The number one country from where tourists are coming to Georgia is Turkey (1,593,372), followed by Armenia (1,285,175), Azerbaijan (1,072,226), Russia (765,458), Ukraine (126,300), Iran (78,633), Iraq (41,203), Israel (39,914), Poland (36,821) and Germany (30,754).

What do international tourists like and why do they come to Georgia? This was one of the questions of the survey which GNTA conducted and the result is that nature-based tourism is the most popular with international tourists (34%). 23% said that what’s most attractive is cultural tourism, 13% - adventure tourism, 5% - wine tourism, 4% - leisure tourism, while sports tourism, health tourism and agritourism all got 1%.

As for the accommodation, in terms of where people go: 43% stay in hotels; 34% - in the private home of a friend; 9% - in a guesthouse/hostel; 7% - rented apartment; 6% - other accommodation; 5% - personal home/apartment; 3% - campsite or trailer park.
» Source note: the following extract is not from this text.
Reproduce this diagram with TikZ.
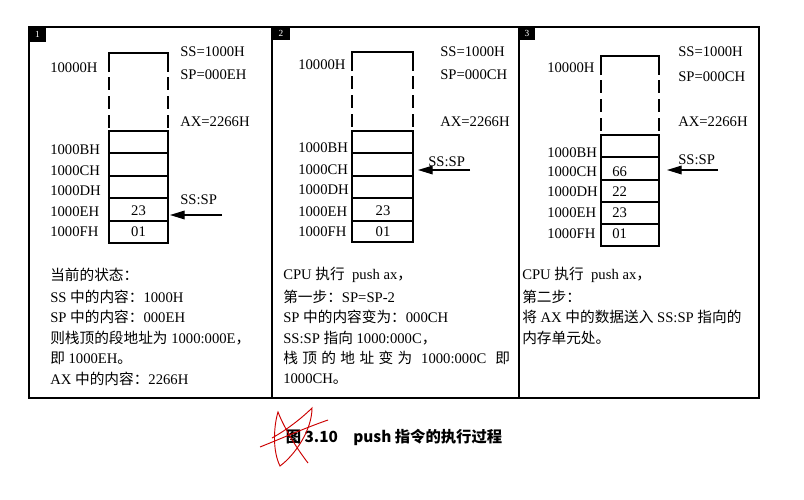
\documentclass[tikz,border=0pt]{standalone}
\usepackage{fontspec}
\setmainfont{Liberation Serif}
\newfontfamily\cjk{Noto Sans CJK SC}
\usetikzlibrary{arrows.meta}
\newcommand{\zh}[1]{{\cjk #1}}
\newcommand{\drawstack}[9]{%
  \draw[stk] (#1,#3+19) -- (#1,#3) -- (#2,#3) -- (#2,#3+19);
  \draw[dsh] (#1,#3+24) -- (#1,#4);
  \draw[dsh] (#2,#3+24) -- (#2,#4);
  \draw[stk] (#1,#4) rectangle (#2,#9);
  \draw[stk] (#1,#5) -- (#2,#5) (#1,#6) -- (#2,#6) (#1,#7) -- (#2,#7) (#1,#8) -- (#2,#8);
}
\begin{document}
\begin{tikzpicture}[x=0.75pt,y=-0.75pt,
  lbl/.style={anchor=west,inner sep=0,font=\fontsize{11}{13}\selectfont},
  val/.style={inner sep=0,font=\fontsize{11}{13}\selectfont},
  frame/.style={line width=1.5pt},
  stk/.style={line width=1.1pt},
  dsh/.style={line width=1.1pt,dash pattern=on 9.75pt off 4.5pt},
  ptr/.style={line width=0.9pt,-{Triangle[length=11pt,width=6.5pt]}},
  numbox/.style={fill=black,inner sep=0,text=white,font=\fontsize{7}{7}\selectfont},
  scrib/.style={red!80!black,line width=0.7pt}]
\useasboundingbox (0,0) rectangle (804,500);
\fill[white] (0,0) rectangle (804,500);
% frame
\draw[frame] (29,27) rectangle (759,398);
\draw[frame] (272,27) -- (272,398);
\draw[frame] (519,27) -- (519,398);
\node[numbox,minimum width=12pt,minimum height=11pt] (n1) at (37.5,34.5) {1};
\node[numbox,minimum width=13pt,minimum height=10pt] (n2) at (281,33.5) {2};
\node[numbox,minimum width=12pt,minimum height=10pt] (n3) at (527,33.5) {3};

% ---------- panel 1 ----------
\drawstack{109}{168}{53}{131}{153}{176}{198}{221}{243}
\node[lbl] (p1a0) at (50,68) {10000H};
\node[lbl] (p1a1) at (50,150) {1000BH};
\node[lbl] (p1a2) at (50,171) {1000CH};
\node[lbl] (p1a3) at (50,191) {1000DH};
\node[lbl] (p1a4) at (50,212) {1000EH};
\node[lbl] (p1a5) at (50,232) {1000FH};
\node[val] (p1v4) at (138.5,211) {23};
\node[val] (p1v5) at (138.5,232) {01};
\node[lbl] (p1ss) at (180,52) {SS=1000H};
\node[lbl] (p1sp) at (180,75) {SP=000EH};
\node[lbl] (p1ax) at (180,122) {AX=2266H};
\node[lbl] (p1ptr) at (180,200) {SS:SP};
\coordinate (p1s) at (222,215);
\coordinate (p1e) at (170,215);
\draw[ptr] (p1s) -- (p1e);
\node[lbl] (p1t1) at (50,275) {\zh{当前的状态：}};
\node[lbl] (p1t2) at (50,297) {SS \zh{中的内容：}1000H};
\node[lbl] (p1t3) at (50,317) {SP \zh{中的内容：}000EH};
\node[lbl] (p1t4) at (50,338) {\zh{则栈顶的段地址为} 1000:000E\zh{，}};
\node[lbl] (p1t5) at (50,358) {\zh{即} 1000EH\zh{。}};
\node[lbl] (p1t6) at (50,379) {AX \zh{中的内容：}2266H};

% ---------- panel 2 ----------
\drawstack{352}{413}{52}{131}{153}{176}{198}{221}{242}
\node[lbl] (p2a0) at (298,65) {10000H};
\node[lbl] (p2a1) at (298,148) {1000BH};
\node[lbl] (p2a2) at (298,170) {1000CH};
\node[lbl] (p2a3) at (298,190) {1000DH};
\node[lbl] (p2a4) at (298,212) {1000EH};
\node[lbl] (p2a5) at (298,232) {1000FH};
\node[val] (p2v4) at (383,211) {23};
\node[val] (p2v5) at (383,232) {01};
\node[lbl] (p2ss) at (440,52) {SS=1000H};
\node[lbl] (p2sp) at (440,75) {SP=000CH};
\node[lbl] (p2ax) at (440,122) {AX=2266H};
\node[lbl] (p2ptr) at (428,162) {SS:SP};
\coordinate (p2s) at (470,170);
\coordinate (p2e) at (418,170);
\draw[ptr] (p2s) -- (p2e);
\node[lbl] (p2t1) at (283,275) {CPU \zh{执行}\ \ push ax\zh{，}};
\node[lbl] (p2t2) at (283,297) {\zh{第一步：}SP=SP-2};
\node[lbl] (p2t3) at (283,317) {SP \zh{中的内容变为：}000CH};
\node[lbl] (p2t4) at (283,338) {SS:SP \zh{指向} 1000:000C\zh{，}};
\node[lbl] (p2t5) at (283,358) {\makebox[170pt][s]{\zh{栈} \zh{顶} \zh{的} \zh{地} \zh{址} \zh{变} \zh{为} \ 1000:000C \ \zh{即}}};
\node[lbl] (p2t6) at (283,379) {1000CH\zh{。}};

% ---------- panel 3 ----------
\drawstack{601}{659}{56}{135}{157}{180}{202}{224}{246}
\node[lbl] (p3a0) at (547,68) {10000H};
\node[lbl] (p3a1) at (547,153) {1000BH};
\node[lbl] (p3a2) at (547,172) {1000CH};
\node[lbl] (p3a3) at (547,192) {1000DH};
\node[lbl] (p3a4) at (547,213) {1000EH};
\node[lbl] (p3a5) at (547,234) {1000FH};
\node[lbl] (p3v2) at (612,172) {66};
\node[lbl] (p3v3) at (612,192) {22};
\node[lbl] (p3v4) at (612,213) {23};
\node[lbl] (p3v5) at (612,234) {01};
\node[lbl] (p3ss) at (678,52) {SS=1000H};
\node[lbl] (p3sp) at (678,77) {SP=000CH};
\node[lbl] (p3ax) at (678,122) {AX=2266H};
\node[lbl] (p3ptr) at (678,160) {SS:SP};
\coordinate (p3s) at (718,170);
\coordinate (p3e) at (667,170);
\draw[ptr] (p3s) -- (p3e);
\node[lbl] (p3t1) at (522,275) {CPU \zh{执行}\ \ push ax\zh{，}};
\node[lbl] (p3t2) at (522,297) {\zh{第二步：}};
\node[lbl] (p3t3) at (522,317) {\zh{将} AX \zh{中的数据送入} SS:SP \zh{指向的}};
\node[lbl] (p3t4) at (522,338) {\zh{内存单元处。}};

% ---------- caption ----------
\node[inner sep=0,font=\fontsize{11.5}{13}\selectfont\cjk\bfseries] (cap) at (394,437) {图 3.10\quad push 指令的执行过程};
\draw[scrib] (272,438) .. controls (290,428) and (305,415) .. (312,408)
  .. controls (312,430) and (295,455) .. (280,466)
  .. controls (272,450) and (274,425) .. (278,412)
  .. controls (285,430) and (298,450) .. (308,463);
\draw[scrib] (260,447) .. controls (285,437) and (305,428) .. (328,420);
\end{tikzpicture}
\end{document}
Having an eco-friendly tourism attraction is very important for Georgia, as this is a free niche which the country can fill, said Coxshall. 9 different eco-tourism products have already been created in 5 protected areas, these include walking and bike trails around Georgia.

In adventure tourism Georgia has kayak routes around the country, mountaineering routes as well as speleological tourism. The country has huge potential for agritourism in Guria, Western Georgia.